As with Portal 2, I can safely say that I was a bit late on the bandwagon with this one. Demon's Souls came out in the summer of 2010, and with its high difficulty managed to make even the most hardcore of gamers cry. I picked it up a couple of months ago, and became so involved that I knew I had to play the sequel Dark Souls as soon as I could get my hands on it. I was able to borrow a copy a couple of weeks ago, so can't say I've given it the time it deserves; but oh boy is it special.
Set in a similarly atmospheric dark fantasy world to its predecessor, Dark Souls offers a brilliantly imaginative dungeon crawling experience to the player. The major difference however is in the daunting open world available to explore. Different areas offer varying challenges and a stunning array of enemies to battle. There seems to be a never-ending slew of locations and things hidden within to discover, each more impressive than the last. Sadly, you'll be lucky to see the majority of them, thanks to the already legendary difficulty level.

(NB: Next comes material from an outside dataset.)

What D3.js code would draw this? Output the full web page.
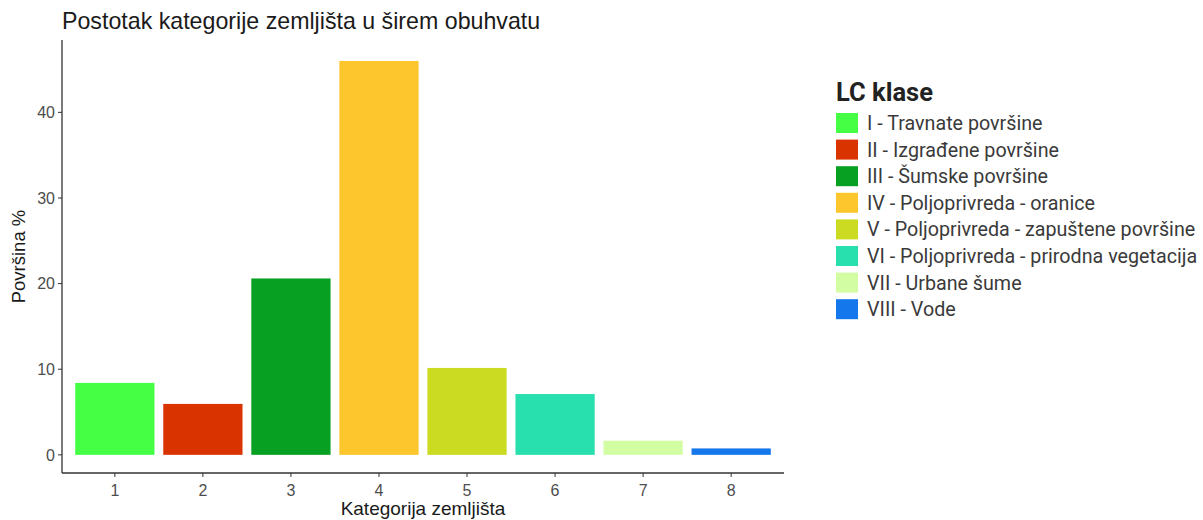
<!DOCTYPE html>
<html>
<head>
<meta charset="utf-8">
<script src="https://cdn.jsdelivr.net/npm/d3@7"></script>
<style>
  html, body { margin: 0; padding: 0; background: #ffffff; }
  svg { display: block; }
</style>
</head>
<body>
<svg id="chart" width="1203" height="520"></svg>
<script>
// ---- data ----
const categories = ["1", "2", "3", "4", "5", "6", "7", "8"];
const values = [8.4, 5.95, 20.6, 46.0, 10.15, 7.1, 1.65, 0.75];
const classLabels = [
  "I - Travnate površine",
  "II - Izgrađene površine",
  "III - Šumske površine",
  "IV - Poljoprivreda - oranice",
  "V - Poljoprivreda - zapuštene površine",
  "VI - Poljoprivreda - prirodna vegetacija",
  "VII - Urbane šume",
  "VIII - Vode"
];
const classColors = ["#45FF45", "#D93300", "#08A022", "#FCC62C", "#CBDB22", "#28E0AD", "#D3FDA2", "#1478EC"];
const yTicks = [0, 10, 20, 30, 40];
const titleText = "Postotak kategorije zemljišta u širem obuhvatu";
const xTitle = "Kategorija zemljišta";
const yTitle = "Površina %";
const legendTitle = "LC klase";

// ---- layout ----
const panel = { left: 62, right: 784, top: 40, bottom: 473 };
const svg = d3.select("#chart");
const axisColor = "#333333";
const tickText = "#4d4d4d";
const baseFont = "'Liberation Sans', Arial, sans-serif";

// ggplot-like discrete scale: 0.6 units expansion each side, bar width 0.9
const x = d3.scalePoint()
  .domain(categories)
  .range([panel.left, panel.right])
  .padding(0.6);
const unit = x.step();
const barW = 0.9 * unit;

const y = d3.scaleLinear()
  .domain([-2.12, 48.45])
  .range([panel.bottom, panel.top]);

// bars
svg.append("g").selectAll("rect")
  .data(categories)
  .join("rect")
  .attr("x", d => x(d) - barW / 2)
  .attr("width", barW)
  .attr("y", (d, i) => y(values[i]))
  .attr("height", (d, i) => y(0) - y(values[i]))
  .attr("fill", (d, i) => classColors[i]);

// axes lines
svg.append("line")
  .attr("x1", panel.left).attr("x2", panel.left)
  .attr("y1", panel.top).attr("y2", panel.bottom)
  .attr("stroke", axisColor).attr("stroke-width", 1.3);
svg.append("line")
  .attr("x1", panel.left).attr("x2", panel.right)
  .attr("y1", panel.bottom).attr("y2", panel.bottom)
  .attr("stroke", axisColor).attr("stroke-width", 1.3);

// y axis ticks
const yg = svg.append("g");
yg.selectAll("line").data(yTicks).join("line")
  .attr("x1", panel.left - 4).attr("x2", panel.left)
  .attr("y1", d => y(d)).attr("y2", d => y(d))
  .attr("stroke", axisColor).attr("stroke-width", 1);
yg.selectAll("text").data(yTicks).join("text")
  .attr("x", panel.left - 7)
  .attr("y", d => y(d))
  .attr("dy", "0.36em")
  .attr("text-anchor", "end")
  .attr("font-family", baseFont)
  .attr("font-size", 16)
  .attr("fill", tickText)
  .text(d => d);

// x axis ticks
const xg = svg.append("g");
xg.selectAll("line").data(categories).join("line")
  .attr("x1", d => x(d)).attr("x2", d => x(d))
  .attr("y1", panel.bottom).attr("y2", panel.bottom + 4)
  .attr("stroke", axisColor).attr("stroke-width", 1);
xg.selectAll("text").data(categories).join("text")
  .attr("x", d => x(d))
  .attr("y", panel.bottom + 23)
  .attr("text-anchor", "middle")
  .attr("font-family", baseFont)
  .attr("font-size", 16)
  .attr("fill", tickText)
  .text(d => d);

// titles
svg.append("text")
  .attr("x", 62).attr("y", 29)
  .attr("font-family", baseFont)
  .attr("font-size", 23.2)
  .attr("fill", "#1a1a1a")
  .text(titleText);

svg.append("text")
  .attr("x", (panel.left + panel.right) / 2)
  .attr("y", 515)
  .attr("text-anchor", "middle")
  .attr("font-family", baseFont)
  .attr("font-size", 19)
  .attr("fill", "#1a1a1a")
  .text(xTitle);

svg.append("text")
  .attr("transform", `translate(25, ${(panel.top + panel.bottom) / 2}) rotate(-90)`)
  .attr("text-anchor", "middle")
  .attr("font-family", baseFont)
  .attr("font-size", 18.5)
  .attr("fill", "#1a1a1a")
  .text(yTitle);

// legend
const lg = svg.append("g").attr("transform", "translate(836, 0)");
lg.append("text")
  .attr("x", 0).attr("y", 101)
  .attr("font-family", "Roboto, sans-serif")
  .attr("font-weight", "bold")
  .attr("font-size", 25.5)
  .attr("fill", "#222")
  .text(legendTitle);
const rowStep = 26.6;
const rows = lg.selectAll("g.row").data(classLabels).join("g")
  .attr("class", "row")
  .attr("transform", (d, i) => `translate(0, ${113 + i * rowStep})`);
rows.append("rect")
  .attr("width", 22).attr("height", 20)
  .attr("fill", (d, i) => classColors[i]);
rows.append("text")
  .attr("x", 31).attr("y", 10)
  .attr("dy", "0.36em")
  .attr("font-family", "Roboto, sans-serif")
  .attr("font-size", 19.7)
  .attr("fill", "#3a3a3a")
  .text(d => d);
</script>
</body>
</html>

The words "YOU DIED" will already be loaded with meaning to Demon's Souls veterans, but for those coming in fresh, be prepared to see them a lot. However, the wonderful thing is that it never feels unfair. It's hard, sure, but like the first game you begin to realise that each death is a learning experience, preparing you for the next time around. Combat is practically perfect, with superb balance and plenty to master. If you start to get cocky and take the game at a faster pace, it'll quickly cut you back down to size; and you still rarely come away feeling that it's the game's fault you've failed. So you'll swell with pride and feel a genuine sense of accomplishment when you manage to beat a particularly fearsome foe, because you've worked hard and actually improved while trying to beat it.
Thankfully, Dark Souls brings back the inventive online component of the first game as well. Players can leave hints for other adventurers around the game world, warning of coming dangers or offering tips to avoid traps. It's a creative way of bringing a social aspect to the game without damaging the feeling of solitude that makes it so atmospheric. Also included is a limited co-op capability, but with little communication possible between the players. Really, it's the only way you're going to be able to lighten up the challenge at all. There are no changeable difficulty levels here. Then again, would you expect any less from a game that has the official website www.preparetodie.com?
I regret that I haven't been able to pour much more time into Dark Souls. Even from a brief play you can tell it's a special piece of software, one that demands and deserves a certain level of attention. For anyone with an interest in RPGs, it's an absolute must. There really isn't anything else like it out there. Even the first game feels like a shadow compared to it, as though they only released Demon's Souls to weed out the unworthy. Ignore the horror stories about the difficulty and dedicate yourself to playing this one as much as possible. An incredibly challenging, beautiful, and rewarding game.